The appellant continued:

“But entering with a hidden video camera—a ‘silent, unblinking lens,’…—to capture everything within sight—and, specifically, to record the resident’s misdeeds to be broadcast in court—far exceeds the implied scope of the imitation into one’s home. Just as an ordinary homeowner does not expect someone to bring a dog to one’s curtilage to sniff for drugs…, or to knock on the door at 4 a.m. to effect an arrest…, a person does not expect someone to bring far more sophisticated equipment, like a concealed video camera, into his or her home to record.”

Bea’s Opinion

Bea responded:

“There is no dispute that the officers stayed within the physical confines of Esqueda’s express consent when inside the motel room. The officers did not, for example, physically attach the recording devices to Esqueda’s property…, surreptitiously enter any part of the motel room without consent…, or leave the recording devices inside the room after they departed…. The officers, rather, merely saw and heard precisely what Esqueda contemplated they would see and hear when he consented to the officers’ entry and voluntarily engaged in an illicit firearms transaction in their presence. As relevant here, Esqueda voluntarily showed the buyers the firearm that he had and that was being sold. Under these circumstances, the officers could plainly testify from memory as to the encounter with Esqueda.”

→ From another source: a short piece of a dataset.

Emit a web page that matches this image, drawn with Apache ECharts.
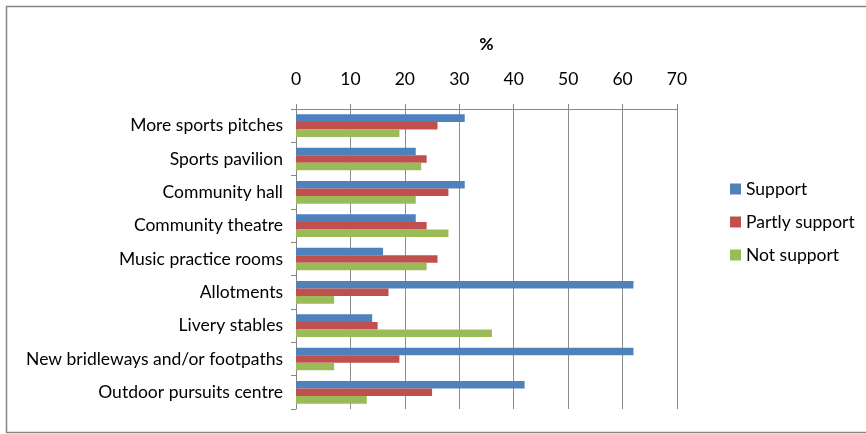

The surreptitious recordings, he declared, did not transform the invited presence of the officers and the informant into a trespass, in violation of the principles set forth in Jardines. The judge noted that the officers in Jardines has no consent to be snooping on the suspect’s front porch and, by contrast, Esqueda expressly consented to the entry of the three men into his motel room.

“[B]ecause the officers’ physical entry was expressly licensed and therefore itself permissible,” Bea wrote, “the officers’ use of recording equipment once inside did not transform their physical presence into a Fourth Amendment search under Jardines.”

Not New Law

He noted that Jones and Jardines did not establish new law. The senior judge said the “property-based approach to Fourth Amendment search doctrine” utilized in those cases “had governed from the founding” of the nation until the Supreme Court’s 1967 decision in Katz v. United States which established that a reasonable expectation of privacy test.

Jones, Bea explained, made clear that a search takes place either under the test articulated in Katz or under the traditional “physical intrusion” test.

Katz, therefore, did not dilute the force of existing Supreme Court precedents, he wrote. Those cases, Bea pointed out, include On Lee v. United States, decided in 1952, and Lopez v. United States, handed down in 1963, both standing for the proposition that where an undercover officer has express permission to enter an area, the making of a secret recording does not negate the consent.

The case is United States v. Esqueda, 22-50170.